The WSJ says the SEC is about to announce its expected move to drastically increase executive compensation disclosure. Among other things, the Journal says, the SEC will require clear explanation of the “goals and objectives” and factors weighed in determining pay, more detail on golden parachutes, and clearer disclosure of executive equity rewards.
This, of course, is a silly waste of time. Despite all the noise generated in the press and by Bebchuk & Fried about overpaid executives, this is one of the least important issues in corporate governance. What really matters to shareholders and society is what the executives are doing or not doing for their money. Anyway, there’s not much shareholders can realistically, or should, do about executive pay, even with disclosure. It’s a management, not a shareholder, issue. The proposal may even increase executive pay. As the WSJ story points out, more disclosure assists in benchmarking, which has a potential ratcheting effect. Keep in mind that, as the WSJ indicates, the Business Roundtable seems to be on board.

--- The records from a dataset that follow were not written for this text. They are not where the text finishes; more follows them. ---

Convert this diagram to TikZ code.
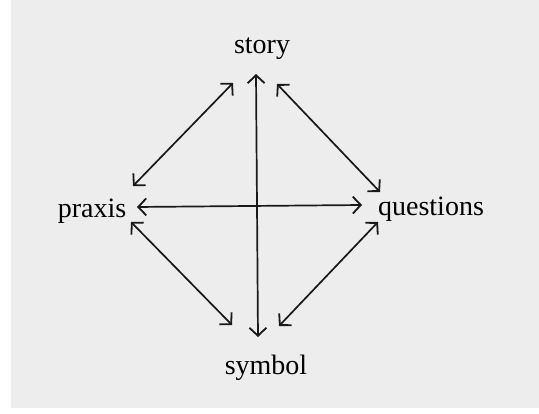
\documentclass[tikz,border=0pt]{standalone}
\usepackage{fontspec}
\setmainfont{Liberation Serif}
\usetikzlibrary{arrows.meta}
\begin{document}
\begin{tikzpicture}[x=1pt,y=-1pt,
  lbl/.style={font=\fontsize{28}{32}\selectfont, text=black, inner sep=0pt},
  tip/.style={Straight Barb[length=8pt,width=17pt,line width=1.8pt]},
  link/.style={draw=black!90, line width=1.7pt, {Straight Barb[length=8pt,width=17pt,line width=1.8pt]}-{Straight Barb[length=8pt,width=17pt,line width=1.8pt]}}]
\useasboundingbox (0,0) rectangle (539,414);
\fill[white] (0,0) rectangle (539,414);
\fill[black!7] (11,0) rectangle (539,408);
\node[lbl] (story) at (262,49) {story};
\node[lbl] (praxis) at (92,211) {praxis};
\node[lbl] (questions) at (431,209) {questions};
\node[lbl] (symbol) at (266,368) {symbol};
% arrow ends
\coordinate (st-l) at (233,83);
\coordinate (st-m) at (256,74);
\coordinate (st-r) at (277,84);
\coordinate (pr-u) at (133,186);
\coordinate (pr-m) at (137,207);
\coordinate (pr-d) at (131,222);
\coordinate (qu-u) at (380,192);
\coordinate (qu-m) at (362,205);
\coordinate (qu-d) at (378,222);
\coordinate (sy-l) at (232,325);
\coordinate (sy-m) at (258,337);
\coordinate (sy-r) at (279,326);
\draw[link] (st-l) -- (pr-u);
\draw[link] (st-r) -- (qu-u);
\draw[link] (pr-d) -- (sy-l);
\draw[link] (qu-d) -- (sy-r);
\draw[link] (st-m) -- (sy-m);
\draw[link] (pr-m) -- (qu-m);
\end{tikzpicture}
\end{document}
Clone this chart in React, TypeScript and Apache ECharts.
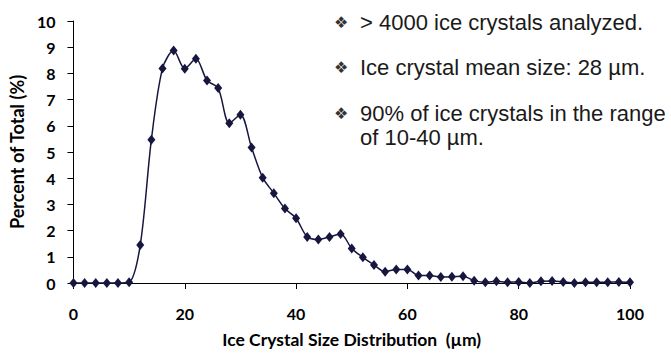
import React, { useEffect, useRef } from "react";
import * as echarts from "echarts";

const sizes = [0,2,4,6,8,10,12,14,16,18,20,22,24,26,28,30,32,34,36,38,40,42,44,46,48,50,52,54,56,58,60,62,64,66,68,70,72,74,76,78,80,82,84,86,88,90,92,94,96,98,100];
const percents = [0,0,0,0,0,0.03,1.45,5.47,8.19,8.87,8.18,8.56,7.73,7.44,6.1,6.42,5.17,4.02,3.43,2.84,2.47,1.76,1.66,1.76,1.87,1.32,0.98,0.69,0.43,0.52,0.52,0.29,0.29,0.23,0.24,0.26,0.09,0.03,0.07,0.03,0.04,0,0.07,0.08,0.04,0,0.03,0.03,0.03,0.04,0.03];
const notes = ["> 4000 ice crystals analyzed.", "Ice crystal mean size: 28 µm.", "90% of ice crystals in the range", "of 10-40 µm."];
const bulletRows = [0, 1, 2];

export default function App() {
  const ref = useRef<HTMLDivElement>(null);
  useEffect(() => {
    const chart = echarts.init(ref.current!, null, { renderer: "svg" });
    const noteY = [22, 67, 113, 137];
    const graphic: any[] = [];
    notes.forEach((t, i) => {
      graphic.push({
        type: "text", x: 360, y: noteY[i],
        style: { text: t, fontFamily: "Liberation Sans", fontSize: 22, fill: "#1a1a1a", verticalAlign: "middle" },
      });
    });
    bulletRows.forEach((i) => {
      graphic.push({
        type: "text", x: 334, y: noteY[i],
        style: { text: "❖", fontFamily: "DejaVu Sans", fontSize: 16, fill: "#333", verticalAlign: "middle" },
      });
    });
    chart.setOption({
      animation: false,
      grid: { left: 72, right: 41, top: 21, bottom: 66, containLabel: false },
      xAxis: {
        type: "value", min: 0, max: 100, interval: 20,
        name: "Ice Crystal Size Distribution  (µm)", nameLocation: "middle", nameGap: 47,
        nameTextStyle: { fontFamily: "Lato", fontWeight: "bold", fontSize: 17.5, color: "#000" },
        axisLine: { lineStyle: { color: "#000", width: 1 } },
        axisTick: { show: true, length: 6, lineStyle: { color: "#000" } },
        axisLabel: { margin: 22, fontFamily: "Lato", fontWeight: "bold", fontSize: 16, color: "#000" },
        splitLine: { show: false },
      },
      yAxis: {
        type: "value", min: 0, max: 10, interval: 1,
        name: "Percent of Total (%)", nameLocation: "middle", nameGap: 44,
        nameTextStyle: { fontFamily: "Lato", fontWeight: "bold", fontSize: 18, color: "#000" },
        axisLine: { show: true, lineStyle: { color: "#000", width: 1 } },
        axisTick: { show: true, length: 6, lineStyle: { color: "#000" } },
        axisLabel: { margin: 18, fontFamily: "Lato", fontWeight: "bold", fontSize: 16, color: "#000" },
        splitLine: { show: false },
      },
      series: [{
        type: "line",
        data: sizes.map((s, i) => [s, percents[i]]),
        smooth: 0.3,
        symbol: "diamond", symbolSize: [8, 10],
        lineStyle: { color: "#16163f", width: 1.5 },
        itemStyle: { color: "#16163f" },
      }],
      graphic,
    });
    return () => chart.dispose();
  }, []);
  return <div ref={ref} style={{ width: 671, height: 353, position: "absolute", left: 0, top: 0 }} />;
}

If we really wanted to do something about corporate governance, including executive pay, one approach would be to fix takeover law. But as I responded to Henry Manne on that issue, I don’t think that’s feasible either. I have proposed a move toward more partnership-type forms of governance, but I'm not completely sanguine even about that.
Having said all that, I will now add that this disclosure move is the exact right thing for the SEC to be doing. As I’ve said, in my response to Manne linked above:
By focusing on executive compensation disclosure, Cox manages to get a big pile of political capital from the pro-regulatory populists, while at the same time causing relatively little harm compared to many other things he could be doing. . . . .[D]isclosing executive compensation is probably . . .not going to be hugely costly. If it deters abuses, that's not so bad. Meanwhile, maybe Cox can use the political capital he gains from this move to meaningfully shrink regulation.

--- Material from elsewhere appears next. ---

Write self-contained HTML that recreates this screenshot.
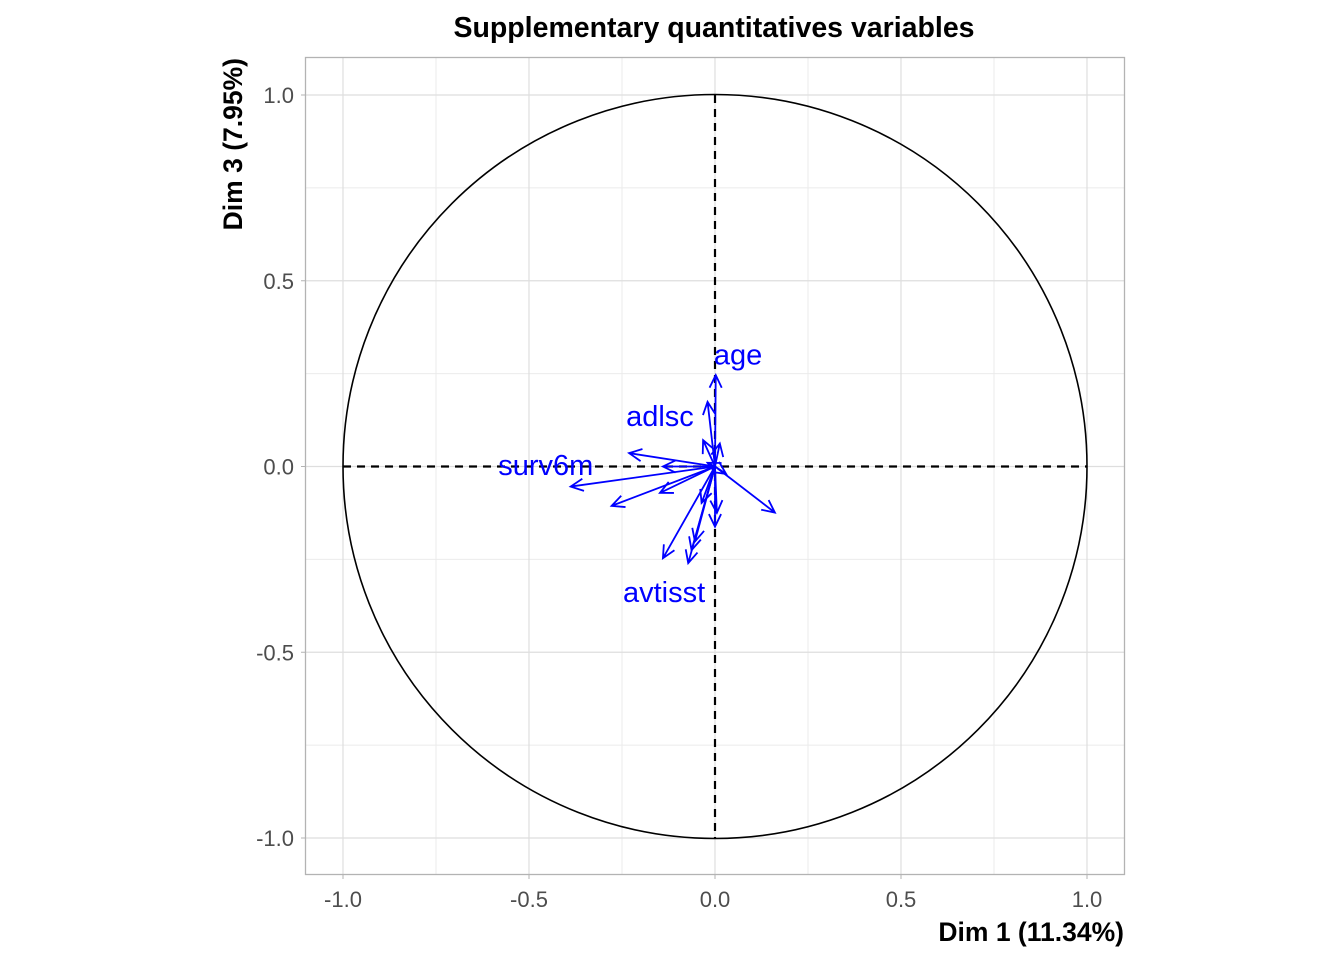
<!DOCTYPE html>
<html><head><meta charset="utf-8"><style>body{margin:0;background:#fff}svg{display:block;font-family:"Liberation Sans",Arial,sans-serif}</style></head>
<body>
<svg id="chart" width="1344" height="960" viewBox="0 0 1344 960">
<text x="714" y="37" text-anchor="middle" font-size="28.5" font-weight="bold">Supplementary quantitatives variables</text>
<g id="grid"></g>
<g id="marks"></g>
<text x="1124" y="941" text-anchor="end" font-size="26.5" font-weight="bold">Dim 1 (11.34%)</text>
<text transform="translate(242,58) rotate(-90)" text-anchor="end" font-size="26.5" font-weight="bold">Dim 3 (7.95%)</text>
</svg>
<script>
const varNames=["age","adlsc","v3","surv6m","v5","v6","v7","v8","avtisst","v10","v11","v12","v13","v14","v15","v16","v17","v18","v19"];
const dim1=[0.002,-0.02,-0.231,-0.388,-0.278,-0.148,-0.14,0.161,-0.14,-0.072,-0.063,-0.054,0,0.005,-0.036,0.013,-0.032,0.03,-0.02];
const dim3=[0.246,0.174,0.036,-0.054,-0.106,-0.071,0,-0.124,-0.247,-0.26,-0.225,-0.202,-0.162,-0.125,-0.098,0.062,0.071,-0.02,0.01];
const labelNames=["age","adlsc","surv6m","avtisst"];
const labelX=[0.062,-0.148,-0.455,-0.137];
const labelY=[0.302,0.136,0.004,-0.338];
const ticks=[-1,-0.5,0,0.5,1];
const tickLabels=["-1.0","-0.5","0.0","0.5","1.0"];
const minor=[-0.75,-0.25,0.25,0.75];
const NS="http://www.w3.org/2000/svg";
const X=v=>715+v*372, Y=v=>466.5-v*371.5;
const L=306,R=1124,T=58,B=874;
function mk(t,a,p){const e=document.createElementNS(NS,t);for(const k in a)e.setAttribute(k,a[k]);p.appendChild(e);return e;}
const g=document.getElementById('grid'),m=document.getElementById('marks');
minor.forEach(v=>{
 const a=mk('line',{x1:X(v),x2:X(v),y1:T,y2:B,stroke:'#ebebeb','stroke-width':1},g);
 
 const b=mk('line',{x1:L,x2:R,y1:Y(v),y2:Y(v),stroke:'#ebebeb','stroke-width':1},g);
 
});
ticks.forEach((v,i)=>{
 const a=mk('line',{x1:X(v),x2:X(v),y1:T,y2:B,stroke:'#dedede','stroke-width':1.2},g);
 
 const b=mk('line',{x1:L,x2:R,y1:Y(v),y2:Y(v),stroke:'#dedede','stroke-width':1.2},g);
 
 mk('line',{x1:X(v),x2:X(v),y1:B,y2:B+5,stroke:'#b3b3b3'},g);
 mk('line',{x1:L-5,x2:L,y1:Y(v),y2:Y(v),stroke:'#b3b3b3'},g);
 const tx=mk('text',{x:X(v),y:907,'text-anchor':'middle','font-size':22,fill:'#4d4d4d'},g);tx.textContent=tickLabels[i];
 
 const ty=mk('text',{x:L-12,y:Y(v)+8,'text-anchor':'end','font-size':22,fill:'#4d4d4d'},g);ty.textContent=tickLabels[i];
 
});
const fr=mk('rect',{x:L-0.5,y:T-0.5,width:R-L+1,height:B-T+1,fill:'none',stroke:'#b3b3b3','stroke-width':1.3},g);

const c=mk('circle',{cx:X(0),cy:Y(0),r:372,fill:'none',stroke:'#000','stroke-width':1.6},m);

const h=mk('line',{x1:X(-1),x2:X(1),y1:Y(0),y2:Y(0),stroke:'#000','stroke-width':2.2,'stroke-dasharray':'8,6'},m);

const vv=mk('line',{x1:X(0),x2:X(0),y1:Y(1),y2:Y(-1),stroke:'#000','stroke-width':2.2,'stroke-dasharray':'8,6'},m);

dim1.forEach((d,i)=>{
 const x2=X(d),y2=Y(dim3[i]),x1=X(0),y1=Y(0);
 const ang=Math.atan2(y2-y1,x2-x1),hl=14,ha=0.45;
 const p=`M${x1},${y1}L${x2},${y2}M${x2-hl*Math.cos(ang-ha)},${y2-hl*Math.sin(ang-ha)}L${x2},${y2}L${x2-hl*Math.cos(ang+ha)},${y2-hl*Math.sin(ang+ha)}`;
 const a=mk('path',{d:p,stroke:'#0000ff','stroke-width':1.8,fill:'none'},m);
 
});
labelNames.forEach((n,i)=>{
 const t=mk('text',{x:X(labelX[i]),y:Y(labelY[i])+10,'text-anchor':'middle','font-size':29,fill:'#0000ff'},m);t.textContent=n;
 
});
</script>
</body></html>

I also pointed out, discussing Cox's plans for executive compensation disclosure:
Executive compensation disclosure, whatever one thinks of the SEC function, is at least what they’re supposed to do. As Cox said in the interview: "The market is capable of disciplining excessive compensation, provided that the market has adequate information." I'd rather see disclosure regulation than misguided attempts at substantive controls. And maybe cleaning up loopholes will reduce firms' perverse incentives to shape compensation just to avoid disclosure.
This is a bit like former FTC Chair Tim Muris’ brilliant “do not call” rule – a very popular regulation that kept pro-regulatory mavins off the FTC's back as it didn't regulate in other ways that would have been far more costly.
So let’s hope the next few years are spent debating the details of executive pay. Just focus on this: It’s way better than Regulation FD and shareholder nomination of directors. Look at it as regulatory chicken soup: it won't do any good, but it least it can't hurt. That, in my view, is about the best one can hope for from the SEC in the current political environment.
Update: Peter Lattman is worried that the disclosures will make us feel poorer.
Just what I wanted, more paper to throw away.